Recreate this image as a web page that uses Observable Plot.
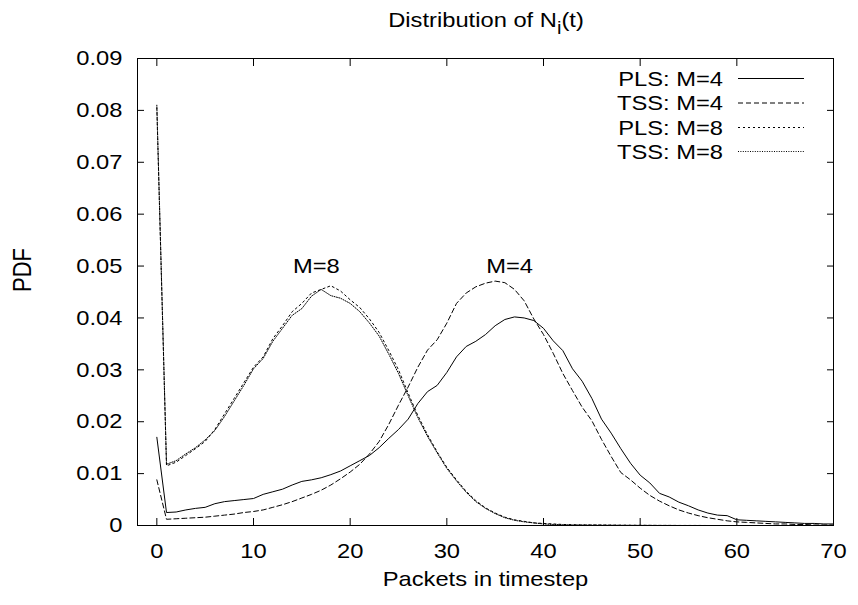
<!DOCTYPE html>
<html>
<head>
<meta charset="utf-8">
<script src="https://cdn.jsdelivr.net/npm/d3@7"></script>
<script src="https://cdn.jsdelivr.net/npm/@observablehq/plot@0.6"></script>
<style>
  html, body { margin: 0; padding: 0; background: #fff; }
  svg text { font-family: "Liberation Sans", Arial, Helvetica, sans-serif; }
</style>
</head>
<body>
<div id="chart"></div>
<script>
// ---------- data ----------
const packets = d3.range(0, 71); // 0..70

const seriesNames = ["PLS: M=4", "TSS: M=4", "PLS: M=8", "TSS: M=8"];

const plsM4 = [0.0170, 0.0025, 0.0026, 0.0030, 0.0033, 0.0035, 0.0042, 0.0046, 0.0048, 0.0050,
  0.0052, 0.0060, 0.0065, 0.0070, 0.0078, 0.0085, 0.0088, 0.0092, 0.0098, 0.0105,
  0.0115, 0.0125, 0.0135, 0.0150, 0.0168, 0.0185, 0.0205, 0.0235, 0.0258, 0.0270,
  0.0295, 0.0325, 0.0345, 0.0355, 0.0368, 0.0385, 0.0397, 0.0402, 0.0400, 0.0395,
  0.0380, 0.0356, 0.0337, 0.0302, 0.0278, 0.0245, 0.0205, 0.0178, 0.0148, 0.0120,
  0.0097, 0.0082, 0.0062, 0.0055, 0.0045, 0.0038, 0.0030, 0.0024, 0.0020, 0.0019,
  0.0011, 0.0010, 0.0009, 0.0008, 0.0007, 0.0006, 0.0005, 0.0004, 0.0004, 0.0003, 0.0003];

const tssM4 = [0.0088, 0.0012, 0.0013, 0.0014, 0.0015, 0.0016, 0.0018, 0.0020, 0.0022, 0.0025,
  0.0027, 0.0030, 0.0035, 0.0040, 0.0046, 0.0053, 0.0060, 0.0068, 0.0078, 0.0090,
  0.0103, 0.0118, 0.0138, 0.0162, 0.0195, 0.0232, 0.0267, 0.0305, 0.0338, 0.0358,
  0.0390, 0.0428, 0.0448, 0.0460, 0.0467, 0.0471, 0.0468, 0.0455, 0.0433, 0.0398,
  0.0368, 0.0332, 0.0293, 0.0260, 0.0228, 0.0202, 0.0166, 0.0133, 0.0102, 0.0088,
  0.0072, 0.0058, 0.0047, 0.0038, 0.0030, 0.0024, 0.0019, 0.0015, 0.0012, 0.0009,
  0.0007, 0.0006, 0.0005, 0.0004, 0.0003, 0.0003, 0.0002, 0.0002, 0.0001, 0.0001, 0.0001];

const plsM8 = [0.0805, 0.0115, 0.0122, 0.0135, 0.0148, 0.0162, 0.0185, 0.0215, 0.0245, 0.0275,
  0.0305, 0.0325, 0.0360, 0.0385, 0.0412, 0.0428, 0.0448, 0.0455, 0.0462, 0.0452,
  0.0435, 0.0420, 0.0398, 0.0372, 0.0337, 0.0300, 0.0255, 0.0212, 0.0175, 0.0142,
  0.0112, 0.0088, 0.0066, 0.0048, 0.0034, 0.0024, 0.0016, 0.0011, 0.0008, 0.0005,
  0.0004, 0.0003, 0.0002, 0.00015, 0.0001, 0.0001, 0.0001, 0.00008, 0.00006, 0.00005,
  0.00004, 0.00003, 0.00002, 0.00002, 0.00001, 0.00001, 0.00001, 0, 0, 0,
  0, 0, 0, 0, 0, 0, 0, 0, 0, 0, 0];

const tssM8 = [0.0810, 0.0118, 0.0125, 0.0138, 0.0150, 0.0165, 0.0183, 0.0210, 0.0240, 0.0270,
  0.0302, 0.0322, 0.0355, 0.0380, 0.0405, 0.0418, 0.0442, 0.0455, 0.0443, 0.0438,
  0.0428, 0.0412, 0.0390, 0.0365, 0.0330, 0.0293, 0.0250, 0.0208, 0.0172, 0.0140,
  0.0110, 0.0086, 0.0064, 0.0046, 0.0033, 0.0023, 0.0015, 0.0010, 0.0007, 0.0005,
  0.0003, 0.0002, 0.00015, 0.0001, 0.0001, 0.00008, 0.00006, 0.00005, 0.00004, 0.00003,
  0.00002, 0.00002, 0.00001, 0.00001, 0, 0, 0, 0, 0, 0,
  0, 0, 0, 0, 0, 0, 0, 0, 0, 0, 0];

const seriesValues = [plsM4, tssM4, plsM8, tssM8];

const xTicks = [0, 10, 20, 30, 40, 50, 60, 70];
const xTickLabels = ["0", "10", "20", "30", "40", "50", "60", "70"];
const yTicks = [0, 0.01, 0.02, 0.03, 0.04, 0.05, 0.06, 0.07, 0.08, 0.09];
const yTickLabels = ["0", "0.01", "0.02", "0.03", "0.04", "0.05", "0.06", "0.07", "0.08", "0.09"];

const annotationLabels = ["M=8", "M=4"];
const annotationX = [16.5, 36.5];
const annotationY = [0.05, 0.05];

const titleMain = "Distribution of N";
const titleSub = "i";
const titleTail = "(t)";
const xLabel = "Packets in timestep";
const yLabel = "PDF";

// ---------- styles ----------
const dashes = [null, "5,3", "2,3", "1,1.4"];
const FS = 21;
const SX = 1.13; // horizontal glyph stretch of reference

// ---------- tables ----------
const rows = seriesNames.map((name, s) =>
  packets.map((p, j) => ({series: name, x: p, y: seriesValues[s][j]})));
const annotations = annotationLabels.map((t, i) => ({label: t, x: annotationX[i], y: annotationY[i]}));

const lineMarks = rows.map((data, s) =>
  Plot.line(data, {x: "x", y: "y", stroke: "#000", strokeWidth: 1,
    strokeDasharray: dashes[s] || undefined}));

const chart = Plot.plot({
  width: 858,
  height: 605,
  marginTop: 58,
  marginBottom: 80,
  marginLeft: 137,
  marginRight: 25,
  style: {fontFamily: "Liberation Sans, Arial, sans-serif", fontSize: FS + "px", background: "#fff", color: "#000", overflow: "visible"},
  x: {domain: [-2, 70], label: null},
  y: {domain: [0, 0.09], label: null},
  marks: [
    Plot.axisX(xTicks, {anchor: "bottom", tickSize: -7, tickPadding: 25, fontSize: FS,
      tickFormat: d => xTickLabels[xTicks.indexOf(d)], label: null}),
    Plot.axisX(xTicks, {anchor: "top", tickSize: -7, tickFormat: () => "", label: null}),
    Plot.axisY(yTicks, {anchor: "left", tickSize: -7, tickPadding: 22, fontSize: FS,
      tickFormat: d => yTickLabels[yTicks.indexOf(d)], label: null}),
    Plot.axisY(yTicks, {anchor: "right", tickSize: -7, tickFormat: () => "", label: null}),
    ...lineMarks,
    Plot.frame({stroke: "#000", strokeWidth: 1}),
    Plot.text(annotations, {x: "x", y: "y", text: "label", fontSize: FS}),
    Plot.text([xLabel], {frameAnchor: "bottom", dy: 60, fontSize: FS}),
    Plot.text([yLabel], {frameAnchor: "left", dx: -115, rotate: -90, fontSize: FS})
  ]
});

document.getElementById("chart").appendChild(chart);

const svg = d3.select(chart);

// stretch glyphs horizontally to match reference
svg.selectAll("text").each(function () {
  const t = d3.select(this);
  const tr = t.attr("transform") || "";
  if (/rotate/.test(tr)) t.attr("transform", tr + " scale(1.05,1.2)");
  else t.attr("transform", tr + ` scale(${SX},1)`);
});

// title with subscript
const title = svg.append("text")
  .attr("transform", `translate(486,27) scale(${SX},1)`)
  .attr("text-anchor", "middle")
  .attr("font-size", FS)
  .attr("fill", "#000");
title.append("tspan").text(titleMain);
title.append("tspan").attr("dy", 7).attr("font-size", 18).text(titleSub);
title.append("tspan").attr("dy", -7).text(titleTail);

// legend
const legendRowsY = [78, 102.5, 127, 151];
const legend = svg.append("g");
seriesNames.forEach((name, i) => {
  legend.append("text")
    .attr("transform", `translate(723,${legendRowsY[i]}) scale(${SX},1)`)
    .attr("text-anchor", "end")
    .attr("dy", "0.36em")
    .attr("font-size", FS)
    .attr("fill", "#000")
    .text(name);
  legend.append("line")
    .attr("x1", 738).attr("x2", 804)
    .attr("y1", legendRowsY[i] + 0.5).attr("y2", legendRowsY[i] + 0.5)
    .attr("stroke", "#000").attr("stroke-width", 1)
    .attr("stroke-dasharray", dashes[i]);
});
</script>
</body>
</html>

§ EXERCISE OBJECTIVE
Set down again, exactly, the lines of the material above from its first line to the one with "0.0004, 0.0003, 0.0003];", inclusive. Leave the pictures out.

§ RESULT OF THIS TASK
Recreate this image as a web page that uses Observable Plot.
<!DOCTYPE html>
<html>
<head>
<meta charset="utf-8">
<script src="https://cdn.jsdelivr.net/npm/d3@7"></script>
<script src="https://cdn.jsdelivr.net/npm/@observablehq/plot@0.6"></script>
<style>
  html, body { margin: 0; padding: 0; background: #fff; }
  svg text { font-family: "Liberation Sans", Arial, Helvetica, sans-serif; }
</style>
</head>
<body>
<div id="chart"></div>
<script>
// ---------- data ----------
const packets = d3.range(0, 71); // 0..70

const seriesNames = ["PLS: M=4", "TSS: M=4", "PLS: M=8", "TSS: M=8"];

const plsM4 = [0.0170, 0.0025, 0.0026, 0.0030, 0.0033, 0.0035, 0.0042, 0.0046, 0.0048, 0.0050,
  0.0052, 0.0060, 0.0065, 0.0070, 0.0078, 0.0085, 0.0088, 0.0092, 0.0098, 0.0105,
  0.0115, 0.0125, 0.0135, 0.0150, 0.0168, 0.0185, 0.0205, 0.0235, 0.0258, 0.0270,
  0.0295, 0.0325, 0.0345, 0.0355, 0.0368, 0.0385, 0.0397, 0.0402, 0.0400, 0.0395,
  0.0380, 0.0356, 0.0337, 0.0302, 0.0278, 0.0245, 0.0205, 0.0178, 0.0148, 0.0120,
  0.0097, 0.0082, 0.0062, 0.0055, 0.0045, 0.0038, 0.0030, 0.0024, 0.0020, 0.0019,
  0.0011, 0.0010, 0.0009, 0.0008, 0.0007, 0.0006, 0.0005, 0.0004, 0.0004, 0.0003, 0.0003];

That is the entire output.